Rupiah Berbalik Menguat, Tapi Masih Rapuh

Hidayat Setiaji, CNBC Indonesia
19 October 2018 15:18
Rupiah Berbalik Menguat, Tapi Masih Rapuh
Ilustrasi Rupiah (CNBC Indonesia/Muhammad Sabki)
Jakarta, CNBC Indonesia - Nilai tukar rupiah terhadap dolar Amerika Serikat (AS) mampu berbalik menguat.
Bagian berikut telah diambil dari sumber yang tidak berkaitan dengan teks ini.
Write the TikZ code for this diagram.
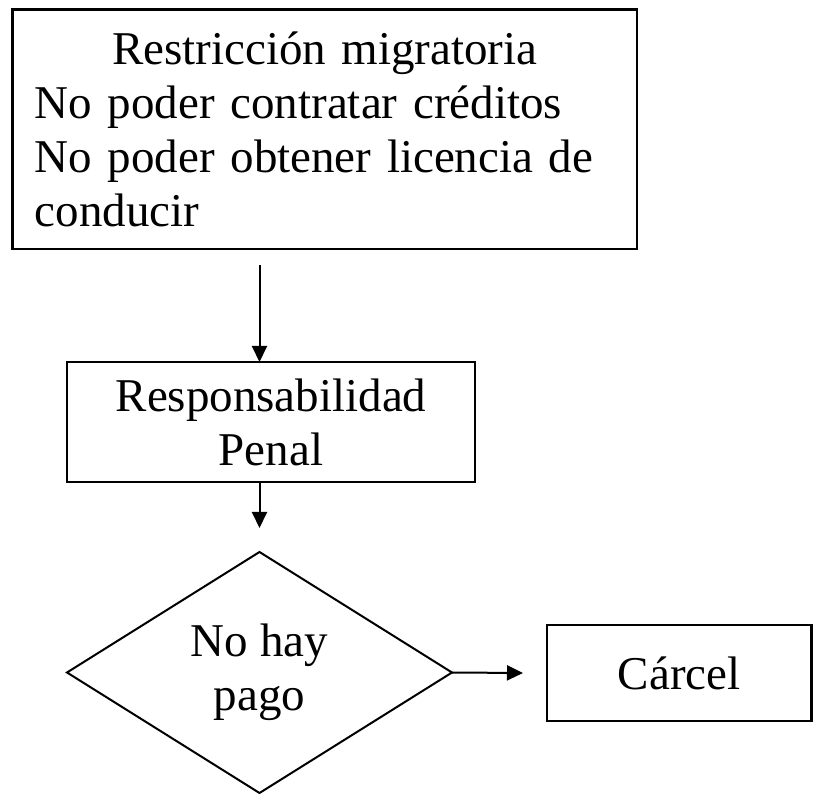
\documentclass[tikz,border=0pt]{standalone}
\usepackage{fontspec}
\setmainfont{Liberation Serif}
\usetikzlibrary{shapes.geometric,arrows.meta}
\tikzset{
  box/.style={draw, line width=2.4pt, inner sep=0pt, outer sep=0pt, align=center,
    font=\fontsize{47}{54}\selectfont},
  dia/.style={draw, diamond, line width=2pt, inner sep=0pt, outer sep=0pt, align=center,
    font=\fontsize{47}{54}\selectfont},
  conn/.style={line width=2pt, -{Triangle[length=16pt,width=15pt]}},
}
\begin{document}
\begin{tikzpicture}[x=1pt,y=-1pt]
\useasboundingbox (0,0) rectangle (815,794);
\node[box, minimum width=624.5pt, minimum height=239.5pt, text width=580pt, align=left]
  (top) at (324.75,129.25)
  {\makebox[\hsize]{Restricción migratoria}\\No poder contratar créditos\\No poder obtener licencia de\\conducir};
\node[box, minimum width=408pt, minimum height=120pt] (resp) at (271,422) {Responsabilidad\\Penal};
\node[dia, minimum width=385pt, minimum height=241pt] (pago) at (259.5,672.5) {No hay\\pago};
\node[box, minimum width=264.5pt, minimum height=96pt] (carcel) at (679.25,673) {Cárcel};
\draw[conn] ([yshift=-16pt]top.south -| pago.north) -- (resp.north -| pago.north);
\draw[conn] (resp.south -| pago.north) -- ([yshift=24pt]pago.north);
\draw[conn] (pago.east) -- ([xshift=-24pt]carcel.west);
\end{tikzpicture}
\end{document}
Namun penguatan yang masih sangat tipis membuat rupiah beridiri atas lapisan es tipis, bisa kembali terperosok kapan saja. 

Pada Jumat (19/10/2018) pukul 15:08 WIB, US$ 1 di pasar spot sama dengan Rp 15.185. Rupiah menguat tipis 0,05% dibandingkan posisi penutupan perdagangan hari sebelumnya. 

Rupiah dibuka melemah 0,02%. Setelah pembukaan, depresiasi rupiah semakin dalam dan dolar AS kembali menyentuh kisaran Rp 15.200. 

Namun selepas tengah hari, pelemahan rupiah terus berkurang hingga akhirnya mampu berbalik menguat meski sangat tipis. Rupiah kini sudah sekamar dengan mayoritas mata uang Asia yang menguat terhadap dolar AS. 

Berikut perkembangan nilai tukar dolar AS terhadap sejumlah mata uang Asia pada pukul 14:51 WIB: 



Mayoritas mata uang Asia ternyata cukup hebat, bisa menguat ketika dolar AS sebenarnya sedang perkasa. Pada pukul 14:53 WIB, Dollar Index (yang menggambarkan posisi greenback di hadapan enam mata uang utama) menguat 0,16%. 

Sepertinya mata uang Benua Kuning mendapat suntikan tenaga dari perkembangan di China. Betul bahwa pertumbuhan ekonomi Negeri Tirai Bambu melambat dari 6,6% pada kuartal II-2018 menjadi 6,5% pada kuartal III-2018. Laju pertumbuhan pada Juli-September 2018 itu adalah yang paling lambat sejak kuartal I-2009. 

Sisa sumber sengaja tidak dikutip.